Then I modify the map any if need be, extra rooms to bring numbers up, connection if there aren't enough, additional entrances and surface surroundings.
I pick a few tables for inspirational material, details, features, etc and set them aside.
Then I use the ad&d dmg keying for room contents for the whole thing, add up overall treasure, traps, specials, monsters, etc. and make sure its not too strongly weighted in one way, filling in bits and pieces as it catches.
Next I add/use the more thematic tables for the dungeon and area, reskinning as needed.
After everything's been gone over once and a wandering monsters table made I put together a rough rumour table and let it sit for a few days.
Then I go back and edit it, clean up irregularities I didn't notice that seem like they'll be a problem, tie in ideas that come together.
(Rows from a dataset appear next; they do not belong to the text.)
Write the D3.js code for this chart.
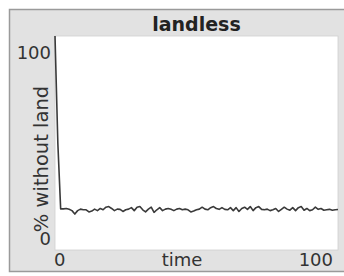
<!DOCTYPE html>
<html>
<head>
<meta charset="utf-8">
<script src="https://cdn.jsdelivr.net/npm/d3@7"></script>
<style>
  html, body { margin: 0; padding: 0; background: #ffffff; }
  svg { display: block; }
  text { font-family: "DejaVu Sans", sans-serif; fill: #333; }
</style>
</head>
<body>
<svg id="chart" width="344" height="276"></svg>
<script>
const title = "landless";
const xLabel = "time";
const yLabel = "% without land";
const xDomain = [0, 100];
const yDomain = [0, 100];
const xTickLabels = ["0", "100"];
const yTickLabels = ["0", "100"];
const landless = [
  100, 50, 19.2, 19.2, 19.4, 19, 18.4, 16.8, 18.4, 19.1, 18.8,
  18.8, 17.8, 18.2, 19.1, 18.4, 19.4, 18.8, 20, 20.3, 19.4,
  18.4, 19.1, 19, 18, 18.8, 19.1, 19.8, 18.4, 20, 20.3,
  18.8, 17.8, 19.1, 20, 17.6, 18.8, 19.8, 18.4, 19.1, 19.4,
  19, 18.4, 19.1, 19.4, 18.8, 19.1, 18.8, 17.8, 18.2, 18.8,
  19.1, 20, 19.1, 18.8, 19.8, 20.3, 19.4, 19, 19.8, 19,
  18.8, 19.8, 18.4, 19.8, 18, 19.4, 20, 19, 20.3, 18.4,
  19.8, 20.3, 19, 18.8, 19.1, 18.4, 18.8, 19.4, 18, 19,
  20, 19.1, 18.6, 19.8, 18.4, 19.8, 20.3, 18.6, 19.4, 18.4,
  18.8, 20, 19, 19.4, 18.6, 18.8, 19, 18.6, 18.8, 18.9
];

const svg = d3.select("#chart");
const panel = { x: 9.5, y: 9.5, w: 340, h: 262 };
const plot = { left: 55, right: 338, top: 36, bottom: 250 };

svg.append("rect").attr("x", panel.x).attr("y", panel.y)
  .attr("width", panel.w).attr("height", panel.h)
  .attr("fill", "#e2e2e2").attr("stroke", "#9a9a9a").attr("stroke-width", 1.5);

svg.append("rect").attr("x", plot.left).attr("y", plot.top)
  .attr("width", plot.right - plot.left).attr("height", plot.bottom - plot.top)
  .attr("fill", "#ffffff").attr("stroke", "#d0d0d0").attr("stroke-width", 0.8);

const x = d3.scaleLinear().domain(xDomain).range([plot.left, plot.right]);
const y = d3.scaleLinear().domain(yDomain).range([plot.bottom, plot.top]);

svg.append("text").attr("x", (plot.left + plot.right) / 2).attr("y", 31)
  .attr("text-anchor", "middle").attr("font-size", 19).attr("font-weight", "bold")
  .style("fill", "#222").text(title);

// y tick labels (min at bottom, max at top)
svg.append("text").attr("x", 51).attr("y", y(yDomain[1]) + 23)
  .attr("text-anchor", "end").attr("font-size", 18).text(yTickLabels[1]);
svg.append("text").attr("x", 51).attr("y", y(yDomain[0]) - 5)
  .attr("text-anchor", "end").attr("font-size", 18).text(yTickLabels[0]);

// x tick labels
svg.append("text").attr("x", x(xDomain[0]) - 1).attr("y", 266)
  .attr("text-anchor", "start").attr("font-size", 18).text(xTickLabels[0]);
svg.append("text").attr("x", x(xDomain[1]) - 5).attr("y", 266)
  .attr("text-anchor", "end").attr("font-size", 18).text(xTickLabels[1]);

svg.append("text").attr("x", 182).attr("y", 266)
  .attr("text-anchor", "middle").attr("font-size", 18).text(xLabel);

svg.append("text")
  .attr("transform", `translate(47.5, 159) rotate(-90)`)
  .attr("text-anchor", "middle").attr("font-size", 19.5).text(yLabel);

const line = d3.line().x((d, i) => x(i)).y(d => y(d));
svg.append("path").datum(landless).attr("d", line)
  .attr("fill", "none").attr("stroke", "#3a3a3a").attr("stroke-width", 1.6)
  .attr("stroke-linejoin", "round");
</script>
</body>
</html>
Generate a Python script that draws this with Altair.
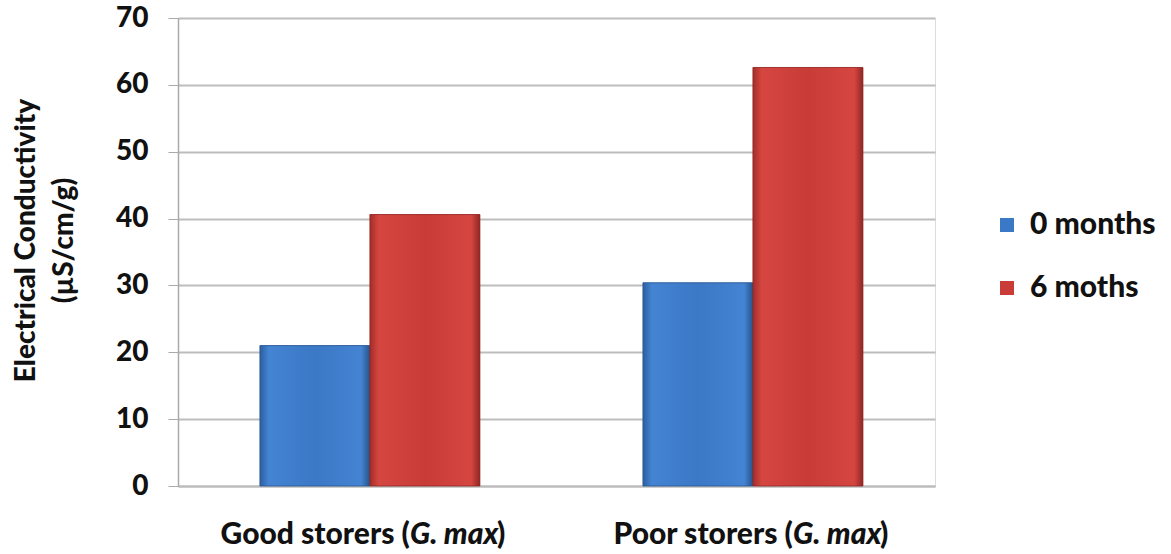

Make a nicer map and try keying it as minimally but effectively as possible.
Generally I'm going for a large area with varied inhabitants and terrain, some hostility and conflict and a few puzzles/traps. Keep a good mix of risk reward, social rp and combat.
Back tracking less so.
I tend to aim for more than 30 rooms for a dungeon but have found my players aren't usually interested in exploring more than 30 so there's going to be some missed parts, areas and encounters. Sometimes that ends up being restocking and dungeon inhabitant reactions, sometimes its just not a bit that gets used. Spreading the rooms out over a few floors seems to be more interesting to them so sometimes I do that. Verticallity can add a lot.
>2-3 rooms and a boss chamber
Not a gameplay style I like or want to run.
Having a few very dangerous monsters in the dungeon is enjoyable though, especially if they're wandering around, the other locals are aware of them, there's rumours of it, etc.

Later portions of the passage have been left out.